The U.S., anxious to have Ankara's help in the anti-Islamic State group fight, has deferred to the Turks.

“This is something between America and Turkey,” said Fatma Youssef, sitting cross-legged in a refugee tent in central Suruc with two dozen other refugees who fled to Turkey from the village of Hamamik, east of Kobani. “This is why we're not being helped.”

Ankara has shown no sense of urgency to tip the scales of the battle for Kobani in the Kurds' favor, in large part because of its distrust of the YPG fighters defending the town. In recent days, Turkish officials have even gone so far as to emphasize that they view both the Islamic State group and the PKK as terrorist groups.
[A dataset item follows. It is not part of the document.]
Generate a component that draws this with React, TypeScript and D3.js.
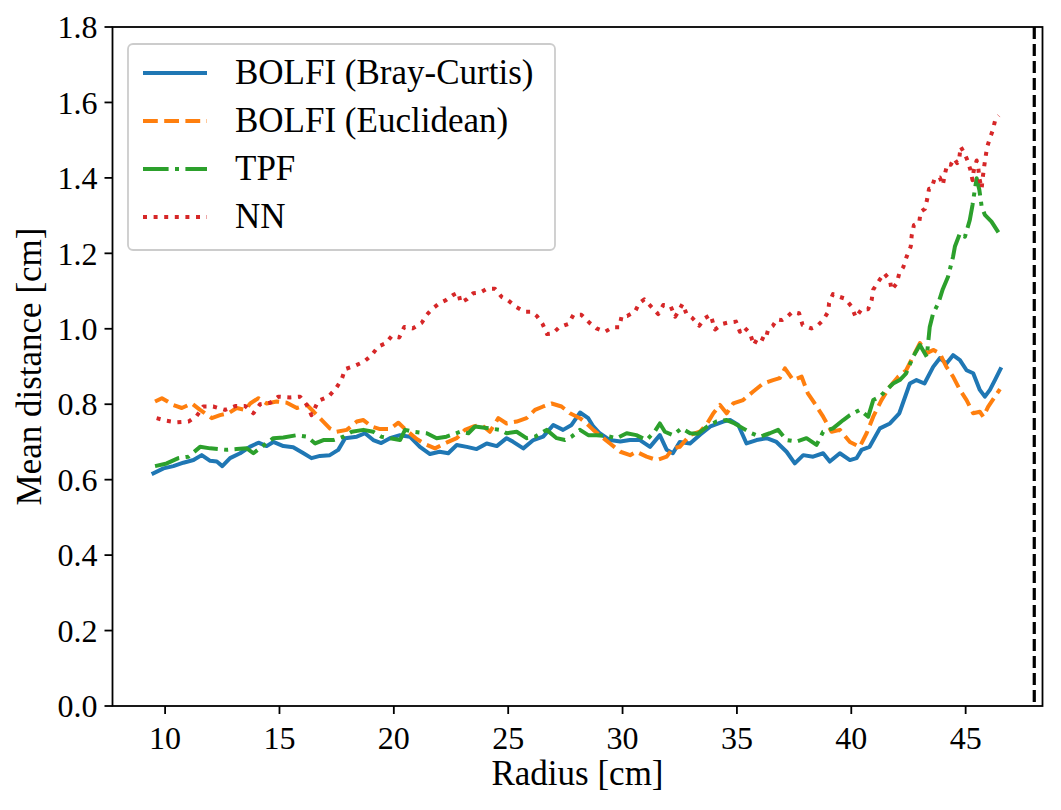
import React from 'react';
import * as d3 from 'd3';

// radius [cm] / mean distance [cm] for each method
const bcRadius = [9.49, 9.93, 10.36, 10.8, 11.24, 11.6, 11.97, 12.26, 12.5, 12.84, 13.28, 13.7, 14.08, 14.44, 14.73, 15.17, 15.6, 16.05, 16.4, 16.77, 17.2, 17.57, 17.87, 18.38, 18.74, 19.1, 19.45, 19.83, 20.27, 20.7, 21.14, 21.58, 22.0, 22.38, 22.75, 23.19, 23.62, 24.06, 24.5, 24.93, 25.2, 25.66, 26.1, 26.53, 26.97, 27.4, 27.77, 28.14, 28.5, 28.72, 29.0, 29.45, 29.9, 30.32, 30.76, 31.2, 31.63, 31.93, 32.2, 32.5, 32.95, 33.4, 33.84, 34.4, 34.7, 35.06, 35.42, 35.86, 36.3, 36.73, 37.17, 37.53, 37.9, 38.33, 38.77, 39.06, 39.5, 39.94, 40.23, 40.45, 40.8, 41.25, 41.69, 42.1, 42.56, 42.85, 43.2, 43.58, 43.87, 44.16, 44.45, 44.75, 45.04, 45.33, 45.62, 45.84, 46.06, 46.28, 46.52];
const bcMean = [0.617, 0.63, 0.636, 0.645, 0.652, 0.665, 0.65, 0.648, 0.636, 0.657, 0.67, 0.687, 0.698, 0.689, 0.7, 0.689, 0.686, 0.67, 0.657, 0.663, 0.665, 0.679, 0.71, 0.714, 0.723, 0.705, 0.697, 0.71, 0.718, 0.714, 0.687, 0.668, 0.674, 0.67, 0.692, 0.687, 0.681, 0.696, 0.689, 0.71, 0.701, 0.683, 0.705, 0.714, 0.745, 0.732, 0.745, 0.778, 0.763, 0.741, 0.723, 0.705, 0.701, 0.705, 0.705, 0.687, 0.718, 0.679, 0.67, 0.7, 0.696, 0.72, 0.741, 0.754, 0.758, 0.745, 0.696, 0.705, 0.71, 0.7, 0.674, 0.643, 0.665, 0.661, 0.67, 0.648, 0.67, 0.652, 0.657, 0.679, 0.687, 0.736, 0.749, 0.776, 0.855, 0.864, 0.855, 0.899, 0.922, 0.908, 0.93, 0.917, 0.89, 0.882, 0.838, 0.82, 0.838, 0.864, 0.893];

const euRadius = [9.56, 9.86, 10.36, 10.73, 11.17, 11.53, 12.04, 12.4, 12.77, 13.13, 13.5, 13.72, 14.08, 14.44, 14.88, 15.32, 15.76, 16.2, 16.5, 16.85, 17.2, 17.5, 17.94, 18.38, 18.67, 19.03, 19.4, 19.83, 20.2, 20.56, 21.0, 21.44, 21.8, 22.3, 22.75, 23.11, 23.47, 23.84, 24.2, 24.57, 24.93, 25.37, 25.8, 26.17, 26.53, 26.9, 27.33, 27.7, 28.14, 28.43, 28.72, 29.08, 29.45, 29.9, 30.33, 30.6, 31.05, 31.5, 31.93, 32.2, 32.5, 32.95, 33.4, 33.7, 33.97, 34.26, 34.55, 34.84, 35.27, 35.7, 36.15, 36.58, 36.87, 37.1, 37.46, 37.83, 38.1, 38.4, 38.77, 39.14, 39.5, 39.94, 40.37, 40.67, 40.96, 41.32, 41.69, 42.05, 42.4, 42.7, 43.0, 43.3, 43.58, 43.87, 44.16, 44.45, 44.75, 45.04, 45.33, 45.62, 45.77, 45.98, 46.28, 46.5];
const euMean = [0.807, 0.816, 0.798, 0.79, 0.802, 0.785, 0.763, 0.771, 0.776, 0.79, 0.785, 0.802, 0.816, 0.802, 0.807, 0.804, 0.79, 0.798, 0.78, 0.758, 0.736, 0.727, 0.732, 0.754, 0.758, 0.741, 0.734, 0.734, 0.751, 0.73, 0.708, 0.692, 0.683, 0.698, 0.71, 0.732, 0.741, 0.745, 0.727, 0.763, 0.749, 0.754, 0.763, 0.785, 0.794, 0.802, 0.794, 0.776, 0.763, 0.749, 0.732, 0.714, 0.696, 0.674, 0.665, 0.674, 0.661, 0.652, 0.661, 0.683, 0.687, 0.718, 0.728, 0.749, 0.776, 0.798, 0.776, 0.802, 0.811, 0.833, 0.855, 0.864, 0.869, 0.895, 0.864, 0.873, 0.829, 0.802, 0.767, 0.727, 0.732, 0.7, 0.687, 0.723, 0.767, 0.811, 0.847, 0.873, 0.89, 0.926, 0.962, 0.935, 0.944, 0.935, 0.899, 0.873, 0.838, 0.811, 0.776, 0.78, 0.767, 0.793, 0.82, 0.84];

const tpfRadius = [9.56, 10.07, 10.58, 11.02, 11.53, 11.97, 12.33, 12.7, 13.13, 13.57, 13.86, 14.23, 14.73, 15.17, 15.76, 16.2, 16.56, 16.92, 17.36, 17.8, 18.16, 18.67, 19.1, 19.45, 19.83, 20.27, 20.49, 20.85, 21.44, 21.87, 22.3, 22.9, 23.26, 23.55, 24.2, 24.64, 24.93, 25.37, 25.8, 26.17, 26.68, 27.12, 27.48, 27.77, 28.14, 28.5, 28.86, 29.3, 29.74, 30.18, 30.6, 31.05, 31.4, 31.63, 31.85, 32.2, 32.58, 32.95, 33.3, 33.7, 34.1, 34.55, 34.9, 35.27, 35.64, 36.0, 36.44, 36.8, 37.17, 37.6, 38.04, 38.48, 38.77, 39.2, 39.65, 39.94, 40.37, 40.74, 40.96, 41.25, 41.54, 41.83, 42.12, 42.4, 42.7, 43.0, 43.3, 43.43, 43.58, 43.8, 44.0, 44.23, 44.45, 44.53, 44.75, 44.97, 45.18, 45.3, 45.4, 45.48, 45.6, 45.7, 45.84, 46.13, 46.5];
const tpfMean = [0.636, 0.643, 0.657, 0.661, 0.687, 0.683, 0.681, 0.679, 0.681, 0.683, 0.67, 0.687, 0.71, 0.712, 0.718, 0.714, 0.696, 0.705, 0.705, 0.714, 0.727, 0.732, 0.727, 0.714, 0.71, 0.705, 0.732, 0.727, 0.723, 0.71, 0.714, 0.727, 0.723, 0.741, 0.736, 0.732, 0.723, 0.727, 0.71, 0.714, 0.732, 0.71, 0.705, 0.714, 0.732, 0.718, 0.718, 0.716, 0.71, 0.723, 0.718, 0.705, 0.727, 0.749, 0.727, 0.718, 0.736, 0.723, 0.722, 0.741, 0.754, 0.758, 0.749, 0.736, 0.723, 0.714, 0.723, 0.732, 0.705, 0.701, 0.71, 0.692, 0.727, 0.736, 0.758, 0.771, 0.785, 0.767, 0.811, 0.82, 0.838, 0.855, 0.864, 0.882, 0.926, 0.957, 0.926, 1.005, 1.041, 1.067, 1.105, 1.138, 1.191, 1.218, 1.253, 1.244, 1.288, 1.328, 1.368, 1.399, 1.368, 1.324, 1.302, 1.284, 1.249];

const nnRadius = [9.63, 10.07, 10.5, 11.02, 11.38, 11.67, 12.1, 12.62, 13.06, 13.5, 13.86, 14.15, 14.6, 14.95, 15.46, 15.9, 16.2, 16.4, 16.7, 17.14, 17.47, 17.72, 17.87, 18.26, 18.7, 19.03, 19.32, 19.66, 19.91, 20.24, 20.46, 20.83, 21.22, 21.44, 21.66, 22.0, 22.28, 22.6, 22.82, 22.92, 23.19, 23.47, 23.77, 24.06, 24.42, 24.72, 25.0, 25.37, 25.73, 26.02, 26.25, 26.5, 26.7, 26.95, 27.23, 27.63, 27.85, 28.2, 28.57, 28.86, 29.23, 29.57, 29.86, 29.96, 30.2, 30.54, 30.73, 30.95, 31.23, 31.56, 31.78, 32.1, 32.3, 32.5, 32.62, 32.8, 33.06, 33.35, 33.6, 33.85, 34.04, 34.38, 34.58, 34.96, 35.13, 35.3, 35.57, 35.74, 35.93, 36.24, 36.37, 36.56, 36.76, 36.97, 37.2, 37.43, 37.72, 37.87, 38.26, 38.5, 38.77, 38.99, 39.03, 39.2, 39.47, 39.72, 40.0, 40.2, 40.45, 40.74, 40.89, 40.96, 41.23, 41.44, 41.69, 41.76, 41.98, 42.1, 42.27, 42.42, 42.6, 42.64, 42.74, 42.97, 43.03, 43.22, 43.32, 43.4, 43.5, 43.65, 43.87, 44.0, 44.1, 44.2, 44.35, 44.5, 44.63, 44.72, 44.78, 44.95, 45.08, 45.2, 45.3, 45.35, 45.48, 45.55, 45.6, 45.7, 45.74, 45.8, 45.87, 45.94, 46.06, 46.18, 46.3, 46.45];
const nnMean = [0.763, 0.756, 0.752, 0.754, 0.769, 0.794, 0.794, 0.785, 0.795, 0.795, 0.776, 0.8, 0.804, 0.82, 0.818, 0.82, 0.798, 0.771, 0.809, 0.82, 0.842, 0.866, 0.893, 0.901, 0.913, 0.93, 0.953, 0.962, 0.981, 0.977, 1.005, 1.001, 1.016, 1.037, 1.052, 1.068, 1.076, 1.09, 1.096, 1.069, 1.078, 1.094, 1.096, 1.106, 1.106, 1.084, 1.075, 1.057, 1.045, 1.045, 1.034, 1.013, 0.986, 0.988, 1.004, 1.013, 1.037, 1.037, 1.015, 1.001, 0.992, 1.004, 1.004, 1.034, 1.034, 1.045, 1.068, 1.078, 1.06, 1.039, 1.063, 1.06, 1.032, 1.052, 1.066, 1.039, 1.028, 1.008, 1.028, 1.037, 0.998, 1.013, 1.016, 1.019, 0.992, 1.005, 0.988, 0.957, 0.979, 0.97, 0.999, 1.007, 1.025, 1.023, 1.032, 1.045, 1.041, 1.01, 1.001, 1.007, 1.023, 1.045, 1.068, 1.092, 1.085, 1.08, 1.06, 1.03, 1.052, 1.052, 1.076, 1.104, 1.129, 1.147, 1.129, 1.103, 1.12, 1.147, 1.163, 1.191, 1.218, 1.247, 1.275, 1.281, 1.31, 1.318, 1.344, 1.371, 1.371, 1.399, 1.401, 1.381, 1.412, 1.437, 1.435, 1.451, 1.439, 1.451, 1.483, 1.465, 1.446, 1.423, 1.394, 1.418, 1.446, 1.428, 1.399, 1.372, 1.397, 1.426, 1.455, 1.482, 1.505, 1.525, 1.555, 1.565];

const seriesNames = ['BOLFI (Bray-Curtis)', 'BOLFI (Euclidean)', 'TPF', 'NN'];
const xTicks = [10, 15, 20, 25, 30, 35, 40, 45];
const yTicks = [0, 0.2, 0.4, 0.6, 0.8, 1.0, 1.2, 1.4, 1.6, 1.8];
const limitRadius = 48;

const W = 1061;
const H = 810;
const LW = 4;
const FONT = '"Liberation Serif", "DejaVu Serif", serif';

const series = [
  { name: seriesNames[0], r: bcRadius, v: bcMean, color: '#1f77b4', dash: null },
  { name: seriesNames[1], r: euRadius, v: euMean, color: '#ff7f0e', dash: `${3.7 * LW},${1.6 * LW}` },
  { name: seriesNames[2], r: tpfRadius, v: tpfMean, color: '#2ca02c', dash: `${6.4 * LW},${1.6 * LW},${1 * LW},${1.6 * LW}` },
  { name: seriesNames[3], r: nnRadius, v: nnMean, color: '#d62728', dash: `${1 * LW},${1.65 * LW}` },
];

export default function App() {
  const left = 112.5;
  const right = 1042.5;
  const top = 27;
  const bottom = 706;

  const x = d3.scaleLinear().domain([7.7, 48.36]).range([left, right]);
  const y = d3.scaleLinear().domain([0, 1.8]).range([bottom, top]);

  const line = d3.line<[number, number]>()
    .x((d) => x(d[0]))
    .y((d) => y(d[1]));

  const fmt = d3.format('.1f');
  const rowY = (i: number) => 73 + i * 48;

  return (
    <svg width={W} height={H} style={{ position: 'absolute', left: 0, top: 0, background: '#fff' }} fontFamily={FONT}>
      <rect x={0} y={0} width={W} height={H} fill="#fff" />

      {/* data lines */}
      {series.map((s) => (
        <path
          key={s.name}
          d={line(s.r.map((r, i) => [r, s.v[i]] as [number, number])) || ''}
          fill="none"
          stroke={s.color}
          strokeWidth={LW}
          strokeDasharray={s.dash || undefined}
          strokeLinejoin="round"
          strokeLinecap={s.dash ? 'butt' : 'square'}
        />
      ))}

      {/* vertical limit line */}
      <line x1={x(limitRadius)} x2={x(limitRadius)} y1={top} y2={bottom} stroke="#000" strokeWidth={3.2} strokeDasharray="12,5" />

      {/* spines */}
      <rect x={left} y={top} width={right - left} height={bottom - top} fill="none" stroke="#000" strokeWidth={1.8} />

      {/* x axis */}
      {xTicks.map((t) => (
        <g key={t} transform={`translate(${x(t)},${bottom})`}>
          <line y1={0} y2={8} stroke="#000" strokeWidth={1.8} />
          <text y={43} textAnchor="middle" fontSize={32} fill="#000">{t}</text>
        </g>
      ))}
      <text x={(left + right) / 2} y={785} textAnchor="middle" fontSize={35} fill="#000">Radius [cm]</text>

      {/* y axis */}
      {yTicks.map((t) => (
        <g key={t} transform={`translate(${left},${y(t)})`}>
          <line x1={0} x2={-8} stroke="#000" strokeWidth={1.8} />
          <text x={-15} dy="0.35em" textAnchor="end" fontSize={32} fill="#000">{fmt(t)}</text>
        </g>
      ))}
      <text transform={`translate(41,${(top + bottom) / 2}) rotate(-90)`} textAnchor="middle" fontSize={35} fill="#000">Mean distance [cm]</text>

      {/* legend */}
      <rect x={128} y={44} width={427} height={206} rx={5} fill="#fff" fillOpacity={0.8} stroke="#cccccc" strokeWidth={1.8} />
      {series.map((s, i) => (
        <g key={s.name}>
          <line
            x1={143}
            x2={207}
            y1={rowY(i)}
            y2={rowY(i)}
            stroke={s.color}
            strokeWidth={LW}
            strokeDasharray={s.dash || undefined}
          />
          <text x={235} y={rowY(i) + 11} fontSize={35} fill="#000">{s.name}</text>
        </g>
      ))}
    </svg>
  );
}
Turkey's perceived obstructionism over Kobani has infuriated Syrian Kurds, as well as those in Turkey. YPG fighters and civilians accuse the Turks of not only hindering their battle against the Islamic State group, but also of actively aiding the militants with tanks, other weapons and supplies.
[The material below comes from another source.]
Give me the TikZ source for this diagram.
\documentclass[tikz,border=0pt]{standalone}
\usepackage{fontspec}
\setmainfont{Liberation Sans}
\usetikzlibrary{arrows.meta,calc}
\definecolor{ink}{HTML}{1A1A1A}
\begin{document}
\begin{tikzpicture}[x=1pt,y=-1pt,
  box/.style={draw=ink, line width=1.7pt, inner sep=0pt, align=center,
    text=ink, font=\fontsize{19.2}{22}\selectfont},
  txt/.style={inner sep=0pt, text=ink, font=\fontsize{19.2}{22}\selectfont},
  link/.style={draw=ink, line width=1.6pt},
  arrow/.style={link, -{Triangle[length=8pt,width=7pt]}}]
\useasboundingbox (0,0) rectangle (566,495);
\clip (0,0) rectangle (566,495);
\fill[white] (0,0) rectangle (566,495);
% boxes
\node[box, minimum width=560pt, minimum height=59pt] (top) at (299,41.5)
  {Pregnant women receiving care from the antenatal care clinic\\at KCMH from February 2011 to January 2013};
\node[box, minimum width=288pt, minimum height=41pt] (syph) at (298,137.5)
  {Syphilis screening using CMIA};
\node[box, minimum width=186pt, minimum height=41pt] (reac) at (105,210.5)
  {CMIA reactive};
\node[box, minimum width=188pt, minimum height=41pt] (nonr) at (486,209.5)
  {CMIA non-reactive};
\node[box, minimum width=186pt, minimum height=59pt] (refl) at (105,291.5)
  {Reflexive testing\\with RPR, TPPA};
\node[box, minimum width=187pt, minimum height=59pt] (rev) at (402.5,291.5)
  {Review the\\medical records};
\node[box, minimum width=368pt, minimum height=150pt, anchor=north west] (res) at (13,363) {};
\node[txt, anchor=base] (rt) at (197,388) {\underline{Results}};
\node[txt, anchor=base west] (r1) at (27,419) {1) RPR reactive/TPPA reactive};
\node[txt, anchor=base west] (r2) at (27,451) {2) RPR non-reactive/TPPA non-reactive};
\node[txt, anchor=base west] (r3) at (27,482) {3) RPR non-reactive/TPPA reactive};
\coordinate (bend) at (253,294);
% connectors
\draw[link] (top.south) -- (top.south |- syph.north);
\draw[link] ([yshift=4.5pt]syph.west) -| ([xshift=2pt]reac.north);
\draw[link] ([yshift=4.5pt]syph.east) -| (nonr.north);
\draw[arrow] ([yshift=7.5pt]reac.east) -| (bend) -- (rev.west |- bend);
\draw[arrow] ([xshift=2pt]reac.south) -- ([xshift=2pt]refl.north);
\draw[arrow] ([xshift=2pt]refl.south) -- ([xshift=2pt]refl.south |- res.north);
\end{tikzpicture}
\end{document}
“Turkey was shelling us. I saw Grad rockets being shot at us from Turkey,” said Hanif Dedeli, a YPG guerilla who fought east of Kobani.
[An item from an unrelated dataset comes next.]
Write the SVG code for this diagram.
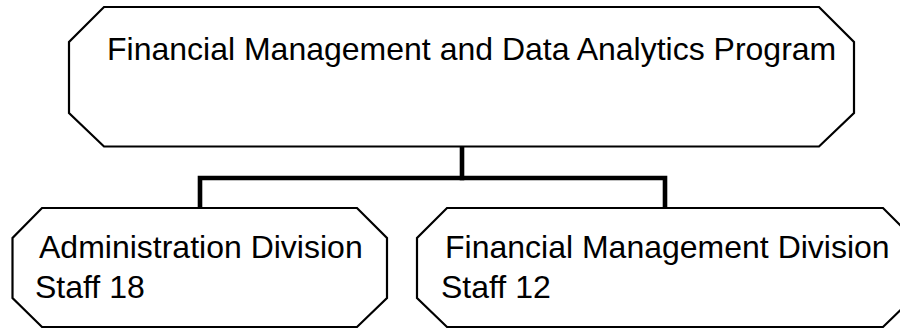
<svg xmlns="http://www.w3.org/2000/svg" width="900" height="329" viewBox="0 0 900 329">
<style>
.box{fill:#ffffff;stroke:#000000;stroke-width:2.2;stroke-linejoin:miter}
.lbl{font-family:"Liberation Sans",Arial,sans-serif;font-size:32px;fill:#000000}
.conn{fill:none;stroke:#000000;stroke-width:4.6;stroke-linejoin:miter;stroke-linecap:square}
</style>
<rect x="0" y="0" width="900" height="329" fill="#ffffff"/>
<g id="connectors">
<path class="conn" d="M462 147 V178"/>
<path class="conn" d="M200 208 V178 H665 V208"/>
</g>
<g id="program">
<polygon class="box" points="104,7 819,7 854,42 854,113 819,146.5 104,146.5 69,113 69,42"/>
<text class="lbl" x="107" y="60">Financial Management and Data Analytics Program</text>
</g>
<g id="admin">
<polygon class="box" points="42,208 357,208 387,238 387,298 357,327 42,327 12.5,298 12.5,238"/>
<text class="lbl" x="39" y="258">Administration Division</text>
<text class="lbl" x="35" y="298">Staff 18</text>
</g>
<g id="finmgmt">
<polygon class="box" points="447,208 883,208 913,238 913,298 883,327 447,327 417,298 417,238"/>
<text class="lbl" x="445" y="258">Financial Management Division</text>
<text class="lbl" x="441" y="298">Staff 12</text>
</g>
</svg>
Such accusations have persisted despite Turkey's declared participation in the U.S.-led coalition against the Islamic State group, including its offer to train up to 4,000 mainstream Syrian rebels on Turkish soil.

Syria's Kurds have charted a tricky course through the rough waters of their country's civil war. They have carved out an autonomous zone in predominantly Kurdish areas since President Bashar Assad's force largely withdrew from them in 2012.

But some small government garrisons have remained in those Kurdish-controlled areas, leading many in the Syrian opposition to accuse the Kurds of working with Damascus—charges the Kurds deny.

“In Syria, you have two options: the Free Syrian Army or the government. We chose the third path—being neutral,” said Mohammed, the Kobani local council member.

On a deeper level, the Syrian Kurds' frustration with the international community is interwoven with the community's troubled history in Syria, where they have been treated as second-class citizens by rulers for decades, as well as the broader struggle of a Kurdish people spread across Turkey, Syria, Iraq and Iran for a homeland of their own.

For now, most of the estimated 200,000 people who have fled Kobani have found a refuge in Suruc and the surrounding villages, crowding into four refugee camps as well as wedding halls, public buildings and mosques.

In Suruc itself, three camps with row upon row of gray tents have been set up, and a fourth is set to open Thursday. Volunteers pass hand out bread from plastic bags, and on a recent evening a food truck doled out bowls of cooked rice and beans for dinner.

The relief is funded in large part by the People's Democratic Party, Turkey's leading Kurdish party, as well as donations from Suruc, which is predominantly Kurdish.

Back at the Suruc cemetery, where his brother's body was brought from Syria and buried, Mehmud said that such help has earned the gratitude of the people of Kobani, who remain in limbo for now, unsure how long their exile will last as the fighting rages on. “These people of Suruc are helping us. The Kurds of Suruc are beside us,” he said.